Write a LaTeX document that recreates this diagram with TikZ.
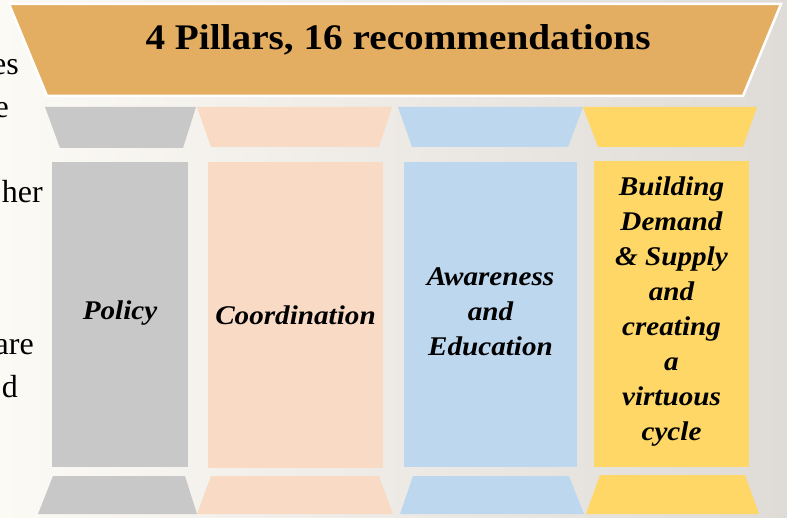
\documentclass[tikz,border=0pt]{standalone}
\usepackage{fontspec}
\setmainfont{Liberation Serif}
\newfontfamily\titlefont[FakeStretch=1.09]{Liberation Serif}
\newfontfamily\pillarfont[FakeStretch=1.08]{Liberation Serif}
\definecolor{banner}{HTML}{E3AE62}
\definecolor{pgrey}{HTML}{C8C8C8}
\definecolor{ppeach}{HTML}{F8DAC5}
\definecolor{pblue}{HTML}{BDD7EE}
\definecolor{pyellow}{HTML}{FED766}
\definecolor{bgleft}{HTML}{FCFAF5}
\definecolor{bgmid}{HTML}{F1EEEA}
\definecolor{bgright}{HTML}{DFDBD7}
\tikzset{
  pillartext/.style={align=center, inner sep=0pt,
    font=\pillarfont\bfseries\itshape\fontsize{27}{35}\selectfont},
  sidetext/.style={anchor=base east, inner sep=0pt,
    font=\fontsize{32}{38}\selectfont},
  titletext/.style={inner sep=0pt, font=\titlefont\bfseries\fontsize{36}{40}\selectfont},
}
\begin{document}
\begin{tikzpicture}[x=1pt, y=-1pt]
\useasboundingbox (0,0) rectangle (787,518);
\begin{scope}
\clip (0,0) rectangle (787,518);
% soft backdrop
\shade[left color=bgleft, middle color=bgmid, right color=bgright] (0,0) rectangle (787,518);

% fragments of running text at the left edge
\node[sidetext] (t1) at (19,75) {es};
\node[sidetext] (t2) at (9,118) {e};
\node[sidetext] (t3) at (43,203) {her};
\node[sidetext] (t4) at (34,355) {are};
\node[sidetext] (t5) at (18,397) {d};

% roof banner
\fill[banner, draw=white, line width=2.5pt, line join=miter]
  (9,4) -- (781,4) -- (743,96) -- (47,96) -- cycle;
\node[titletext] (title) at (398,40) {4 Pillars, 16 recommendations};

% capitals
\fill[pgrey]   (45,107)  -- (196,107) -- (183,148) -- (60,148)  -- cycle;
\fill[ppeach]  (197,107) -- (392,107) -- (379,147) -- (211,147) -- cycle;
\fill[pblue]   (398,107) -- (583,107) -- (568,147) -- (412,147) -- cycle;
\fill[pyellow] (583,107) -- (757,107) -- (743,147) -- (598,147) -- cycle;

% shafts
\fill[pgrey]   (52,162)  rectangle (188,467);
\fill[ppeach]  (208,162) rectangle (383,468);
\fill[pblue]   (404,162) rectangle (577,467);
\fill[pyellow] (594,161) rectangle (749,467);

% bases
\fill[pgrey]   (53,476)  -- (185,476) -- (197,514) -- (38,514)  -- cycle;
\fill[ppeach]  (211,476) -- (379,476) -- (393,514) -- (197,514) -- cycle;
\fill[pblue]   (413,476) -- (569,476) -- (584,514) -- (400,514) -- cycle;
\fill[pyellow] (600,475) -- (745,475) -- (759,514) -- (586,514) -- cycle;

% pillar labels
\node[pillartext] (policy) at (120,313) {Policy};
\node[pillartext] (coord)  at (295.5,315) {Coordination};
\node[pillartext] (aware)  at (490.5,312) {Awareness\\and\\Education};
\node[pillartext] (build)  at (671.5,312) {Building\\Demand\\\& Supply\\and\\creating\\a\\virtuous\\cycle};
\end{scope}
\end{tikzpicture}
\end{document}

================================

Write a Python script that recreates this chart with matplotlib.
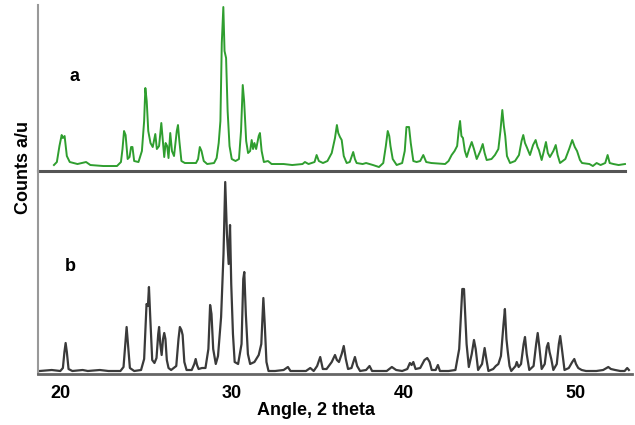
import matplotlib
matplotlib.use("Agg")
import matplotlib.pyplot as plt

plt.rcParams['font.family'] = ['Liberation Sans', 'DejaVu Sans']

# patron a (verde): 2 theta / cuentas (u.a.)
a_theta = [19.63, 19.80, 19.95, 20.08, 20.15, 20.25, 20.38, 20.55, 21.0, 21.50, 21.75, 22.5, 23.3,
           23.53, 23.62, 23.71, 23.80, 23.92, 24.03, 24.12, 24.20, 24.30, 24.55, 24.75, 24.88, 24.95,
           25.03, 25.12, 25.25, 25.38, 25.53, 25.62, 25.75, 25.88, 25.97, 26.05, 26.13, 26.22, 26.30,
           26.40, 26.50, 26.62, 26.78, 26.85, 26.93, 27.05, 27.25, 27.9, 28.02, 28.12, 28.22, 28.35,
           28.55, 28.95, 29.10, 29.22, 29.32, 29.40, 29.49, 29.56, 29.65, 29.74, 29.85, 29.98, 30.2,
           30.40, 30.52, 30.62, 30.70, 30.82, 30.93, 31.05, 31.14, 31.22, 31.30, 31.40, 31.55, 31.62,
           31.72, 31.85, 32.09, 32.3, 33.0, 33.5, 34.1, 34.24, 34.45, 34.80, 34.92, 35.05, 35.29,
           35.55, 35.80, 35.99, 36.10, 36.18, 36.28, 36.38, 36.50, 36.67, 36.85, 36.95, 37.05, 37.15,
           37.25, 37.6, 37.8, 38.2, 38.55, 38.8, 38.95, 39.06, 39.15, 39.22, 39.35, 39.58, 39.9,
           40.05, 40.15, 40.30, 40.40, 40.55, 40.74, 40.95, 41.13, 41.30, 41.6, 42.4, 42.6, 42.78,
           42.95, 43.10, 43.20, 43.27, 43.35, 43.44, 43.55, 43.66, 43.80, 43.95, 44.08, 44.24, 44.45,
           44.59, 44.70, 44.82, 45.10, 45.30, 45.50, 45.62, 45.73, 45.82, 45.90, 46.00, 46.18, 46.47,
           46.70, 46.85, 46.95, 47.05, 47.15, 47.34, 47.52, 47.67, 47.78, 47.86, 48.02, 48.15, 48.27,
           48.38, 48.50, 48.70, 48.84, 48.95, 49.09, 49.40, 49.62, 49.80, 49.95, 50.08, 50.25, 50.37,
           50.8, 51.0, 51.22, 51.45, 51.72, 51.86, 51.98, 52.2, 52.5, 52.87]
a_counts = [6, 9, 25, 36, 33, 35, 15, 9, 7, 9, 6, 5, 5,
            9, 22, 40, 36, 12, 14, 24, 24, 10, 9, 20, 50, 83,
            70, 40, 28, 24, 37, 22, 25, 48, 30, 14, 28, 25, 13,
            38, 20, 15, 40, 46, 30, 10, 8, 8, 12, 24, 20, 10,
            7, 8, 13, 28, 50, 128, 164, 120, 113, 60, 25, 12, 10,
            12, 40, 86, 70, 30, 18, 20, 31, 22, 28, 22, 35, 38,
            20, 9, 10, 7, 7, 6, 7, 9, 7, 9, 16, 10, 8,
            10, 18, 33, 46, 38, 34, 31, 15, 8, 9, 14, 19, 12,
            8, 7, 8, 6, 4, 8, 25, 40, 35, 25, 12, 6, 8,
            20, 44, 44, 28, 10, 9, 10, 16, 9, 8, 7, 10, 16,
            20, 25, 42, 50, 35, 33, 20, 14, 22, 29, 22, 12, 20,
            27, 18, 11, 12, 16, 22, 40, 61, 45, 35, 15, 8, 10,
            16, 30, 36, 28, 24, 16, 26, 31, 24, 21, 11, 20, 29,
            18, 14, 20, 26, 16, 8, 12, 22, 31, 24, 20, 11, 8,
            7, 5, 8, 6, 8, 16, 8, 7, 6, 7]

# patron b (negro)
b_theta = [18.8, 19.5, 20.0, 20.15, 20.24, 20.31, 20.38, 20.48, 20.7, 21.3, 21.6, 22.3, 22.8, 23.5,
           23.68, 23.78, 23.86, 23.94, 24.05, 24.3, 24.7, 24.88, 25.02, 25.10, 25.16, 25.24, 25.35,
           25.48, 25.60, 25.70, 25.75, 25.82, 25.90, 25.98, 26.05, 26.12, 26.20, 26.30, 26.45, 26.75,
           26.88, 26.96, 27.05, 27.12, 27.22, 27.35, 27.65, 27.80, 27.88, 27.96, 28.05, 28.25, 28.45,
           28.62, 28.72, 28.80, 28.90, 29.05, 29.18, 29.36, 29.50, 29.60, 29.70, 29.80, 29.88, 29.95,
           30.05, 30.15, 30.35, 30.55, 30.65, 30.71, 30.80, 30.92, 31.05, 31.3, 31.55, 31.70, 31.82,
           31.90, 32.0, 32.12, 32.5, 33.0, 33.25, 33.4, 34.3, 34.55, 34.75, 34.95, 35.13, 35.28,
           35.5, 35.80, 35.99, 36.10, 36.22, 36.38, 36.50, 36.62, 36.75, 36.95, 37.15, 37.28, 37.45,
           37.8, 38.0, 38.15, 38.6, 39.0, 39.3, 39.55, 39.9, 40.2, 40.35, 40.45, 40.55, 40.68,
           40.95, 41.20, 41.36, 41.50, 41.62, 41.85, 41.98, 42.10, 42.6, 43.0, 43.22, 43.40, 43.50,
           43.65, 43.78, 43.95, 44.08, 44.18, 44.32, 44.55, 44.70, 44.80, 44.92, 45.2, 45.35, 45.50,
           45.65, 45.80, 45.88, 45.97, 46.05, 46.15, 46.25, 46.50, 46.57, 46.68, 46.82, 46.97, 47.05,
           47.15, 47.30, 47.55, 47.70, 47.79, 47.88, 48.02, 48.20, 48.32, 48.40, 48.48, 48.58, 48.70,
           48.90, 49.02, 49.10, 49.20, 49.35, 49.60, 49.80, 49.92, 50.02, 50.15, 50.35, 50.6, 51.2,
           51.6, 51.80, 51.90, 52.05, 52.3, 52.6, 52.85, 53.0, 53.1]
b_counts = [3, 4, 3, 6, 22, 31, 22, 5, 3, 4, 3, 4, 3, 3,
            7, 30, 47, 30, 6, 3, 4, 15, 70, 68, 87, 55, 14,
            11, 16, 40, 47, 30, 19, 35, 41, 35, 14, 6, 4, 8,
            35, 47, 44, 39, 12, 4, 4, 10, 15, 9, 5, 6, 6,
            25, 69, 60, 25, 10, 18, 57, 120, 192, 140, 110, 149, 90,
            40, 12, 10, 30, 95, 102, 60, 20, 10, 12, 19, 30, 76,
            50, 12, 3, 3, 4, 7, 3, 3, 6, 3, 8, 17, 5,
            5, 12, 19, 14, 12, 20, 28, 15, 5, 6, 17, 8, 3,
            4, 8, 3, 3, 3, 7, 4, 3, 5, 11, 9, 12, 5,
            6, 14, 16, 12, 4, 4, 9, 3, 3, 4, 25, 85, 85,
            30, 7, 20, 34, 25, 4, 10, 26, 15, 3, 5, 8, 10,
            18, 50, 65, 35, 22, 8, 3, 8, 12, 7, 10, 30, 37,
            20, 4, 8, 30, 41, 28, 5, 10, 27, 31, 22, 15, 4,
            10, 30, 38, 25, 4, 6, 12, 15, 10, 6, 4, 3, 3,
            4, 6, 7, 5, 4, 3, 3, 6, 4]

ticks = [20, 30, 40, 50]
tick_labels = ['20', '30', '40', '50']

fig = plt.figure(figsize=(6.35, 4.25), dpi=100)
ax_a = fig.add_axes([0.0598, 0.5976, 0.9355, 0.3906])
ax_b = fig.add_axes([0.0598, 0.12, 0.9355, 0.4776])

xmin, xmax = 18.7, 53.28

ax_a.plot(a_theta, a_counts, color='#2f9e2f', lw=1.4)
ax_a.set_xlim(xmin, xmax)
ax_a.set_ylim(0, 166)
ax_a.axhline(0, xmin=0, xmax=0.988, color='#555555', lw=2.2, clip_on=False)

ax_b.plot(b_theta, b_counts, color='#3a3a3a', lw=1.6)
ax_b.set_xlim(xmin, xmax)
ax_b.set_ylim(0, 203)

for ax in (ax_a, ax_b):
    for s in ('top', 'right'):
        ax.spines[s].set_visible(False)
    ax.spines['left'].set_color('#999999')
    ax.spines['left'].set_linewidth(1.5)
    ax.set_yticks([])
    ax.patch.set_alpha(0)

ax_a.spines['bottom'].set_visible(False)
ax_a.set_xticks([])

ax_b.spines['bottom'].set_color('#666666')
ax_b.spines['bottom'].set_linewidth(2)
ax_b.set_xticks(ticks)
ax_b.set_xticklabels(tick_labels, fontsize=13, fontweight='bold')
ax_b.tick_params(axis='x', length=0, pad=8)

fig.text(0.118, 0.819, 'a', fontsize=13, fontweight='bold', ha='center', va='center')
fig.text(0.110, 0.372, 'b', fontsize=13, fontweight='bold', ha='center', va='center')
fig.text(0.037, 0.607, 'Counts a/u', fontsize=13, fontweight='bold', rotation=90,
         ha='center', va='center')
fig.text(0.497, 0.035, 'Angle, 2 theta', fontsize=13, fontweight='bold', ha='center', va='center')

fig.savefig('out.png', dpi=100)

================================

= Exercise task =
Using the entries above, return each line in which the word "matplotlib" occurs.

= Response to this task =
Write a Python script that recreates this chart with matplotlib.
import matplotlib
matplotlib.use("Agg")
import matplotlib.pyplot as plt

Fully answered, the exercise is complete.